What is needed: Each line from the top of the listing through the one holding "(0,0) rectangle (877,546);" should be restated word for word, with nothing added and no pictures.

Source material:
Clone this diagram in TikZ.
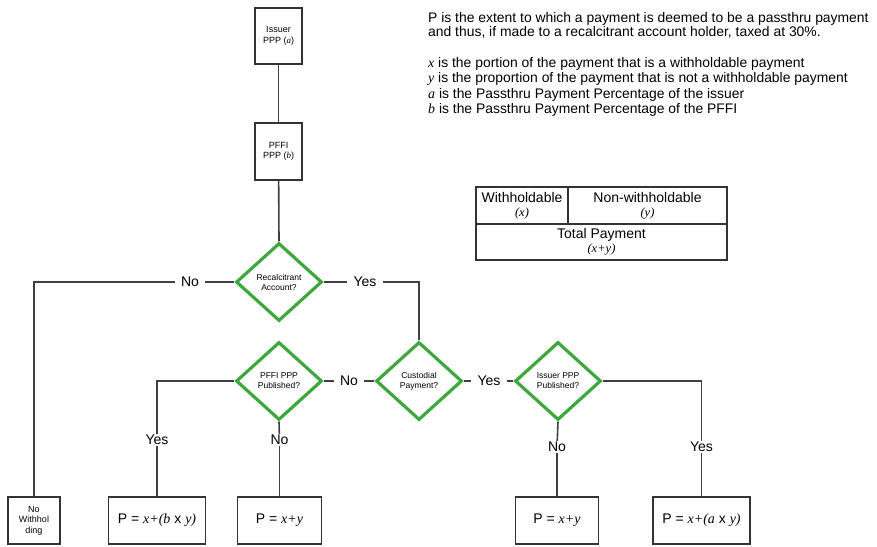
\documentclass[tikz,border=0pt]{standalone}
\usepackage{fontspec}
\setmainfont{Liberation Sans}
\newfontfamily\tms{Liberation Serif}
\usetikzlibrary{shapes.geometric}
\newcommand{\vi}[1]{{\tms\itshape #1}}
\definecolor{dgreen}{RGB}{62,168,62}
\begin{document}
\begin{tikzpicture}[x=1pt,y=-1pt,
  box/.style={draw=black!80, line width=1.5pt, fill=white, align=center, inner sep=1pt},
  dec/.style={diamond, draw=dgreen, line width=3.2pt, fill=white, minimum width=86pt,
    minimum height=78pt, inner sep=0pt, align=center, font=\fontsize{8.5}{10}\selectfont},
  lbl/.style={fill=white, inner xsep=6pt, inner ysep=1pt, font=\fontsize{14}{16}\selectfont},
  conn/.style={draw=black!75, line width=1.6pt},
  cell/.style={draw=black!80, line width=1.3pt, align=center, inner sep=0pt, font=\fontsize{14}{15}\selectfont},
  small/.style={font=\fontsize{9}{10.5}\selectfont},
  big/.style={font=\fontsize{14}{16}\selectfont}]
\useasboundingbox (0,0) rectangle (877,546);

% legend
\node[anchor=north west, align=left, inner sep=0pt, font=\fontsize{13.9}{14.5}\selectfont] (leg1) at (428,12)
  {P is the extent to which a payment is deemed to be a passthru payment\\
   and thus, if made to a recalcitrant account holder, taxed at 30\%.};
\node[anchor=north west, align=left, inner sep=0pt, font=\fontsize{13.9}{15.5}\selectfont] (leg2) at (428,57)
  {\vi{x} is the portion of the payment that is a withholdable payment\\
   \vi{y} is the proportion of the payment that is not a withholdable payment\\
   \vi{a} is the Passthru Payment Percentage of the issuer\\
   \vi{b} is the Passthru Payment Percentage of the PFFI};

% table
\node[box, minimum width=251pt, minimum height=73pt] (tbl) at (601.5,223.5) {};
\node[cell, minimum width=92pt, minimum height=37pt] (wh) at (522,205.5) {Withholdable\\[-1pt]{\fontsize{12.5}{13}\selectfont\vi{(x)}}};
\node[cell, minimum width=159pt, minimum height=37pt] (nwh) at (647.5,205.5) {Non-withholdable\\[-1pt]{\fontsize{12.5}{13}\selectfont\vi{(y)}}};
\node[cell, minimum width=251pt, minimum height=36pt] (tot) at (601.5,242) {Total Payment\\[-1pt]{\fontsize{12.5}{13}\selectfont\vi{(x+y)}}};

% top boxes
\node[box, small, minimum width=47pt, minimum height=56pt] (issuer) at (278.5,36) {Issuer\\PPP (\vi{a})};
\node[box, small, minimum width=47pt, minimum height=57pt] (pffi) at (278.5,151.5) {PFFI\\PPP (\vi{b})};

% decisions
\node[dec] (rec) at (279,282) {Recalcitrant\\Account?};
\node[dec] (pffipub) at (279,381) {PFFI PPP\\Published?};
\node[dec] (cust) at (419,381) {Custodial\\Payment?};
\node[dec] (isspub) at (558,381) {Issuer PPP\\Published?};

% results
\node[box, small, minimum width=52pt, minimum height=47pt] (nowh) at (34,520.5) {No\\Withhol\\ding};
\node[box, big, minimum width=97pt, minimum height=47pt] (pb) at (157,520.5) {P = \vi{x+(b} x \vi{y)}};
\node[box, big, minimum width=84pt, minimum height=47pt] (pxy1) at (279.5,520.5) {P = \vi{x+y}};
\node[box, big, minimum width=83pt, minimum height=47pt] (pxy2) at (557,520.5) {P = \vi{x+y}};
\node[box, big, minimum width=97pt, minimum height=47pt] (pa) at (701.5,520.5) {P = \vi{x+(a} x \vi{y)}};

% labels
\node[lbl] (noR) at (190,282) {No};
\node[lbl] (yesR) at (365,282) {Yes};
\node[lbl] (noC) at (349,381) {No};
\node[lbl] (yesC) at (489,381) {Yes};
\node[lbl] (yesP) at (157,440) {Yes};
\node[lbl] (noP) at (279.5,440) {No};
\node[lbl] (noI) at (557,447) {No};
\node[lbl] (yesI) at (701.5,447) {Yes};

% connectors
\path[conn] (issuer) -- (pffi);
\path[conn] (pffi) -- (rec.north);
\path[conn] (rec.west) -- (noR);
\path[conn] (noR) -| (nowh);
\path[conn] (rec.east) -- (yesR);
\path[conn] (yesR) -| (cust.north);
\path[conn] (cust.west) -- (noC);
\path[conn] (noC) -- (pffipub.east);
\path[conn] (cust.east) -- (yesC);
\path[conn] (yesC) -- (isspub.west);
\path[conn] (pffipub.west) -| (yesP);
\path[conn] (yesP) -- (pb);
\path[conn] (pffipub.south) -- (noP);
\path[conn] (noP) -- (pxy1);
\path[conn] (isspub.south) -- (noI);
\path[conn] (noI) -- (pxy2);
\path[conn] (isspub.east) -| (yesI);
\path[conn] (yesI) -- (pa);
\end{tikzpicture}
\end{document}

Task output:
Clone this diagram in TikZ.
\documentclass[tikz,border=0pt]{standalone}
\usepackage{fontspec}
\setmainfont{Liberation Sans}
\newfontfamily\tms{Liberation Serif}
\usetikzlibrary{shapes.geometric}
\newcommand{\vi}[1]{{\tms\itshape #1}}
\definecolor{dgreen}{RGB}{62,168,62}
\begin{document}
\begin{tikzpicture}[x=1pt,y=-1pt,
  box/.style={draw=black!80, line width=1.5pt, fill=white, align=center, inner sep=1pt},
  dec/.style={diamond, draw=dgreen, line width=3.2pt, fill=white, minimum width=86pt,
    minimum height=78pt, inner sep=0pt, align=center, font=\fontsize{8.5}{10}\selectfont},
  lbl/.style={fill=white, inner xsep=6pt, inner ysep=1pt, font=\fontsize{14}{16}\selectfont},
  conn/.style={draw=black!75, line width=1.6pt},
  cell/.style={draw=black!80, line width=1.3pt, align=center, inner sep=0pt, font=\fontsize{14}{15}\selectfont},
  small/.style={font=\fontsize{9}{10.5}\selectfont},
  big/.style={font=\fontsize{14}{16}\selectfont}]
\useasboundingbox (0,0) rectangle (877,546);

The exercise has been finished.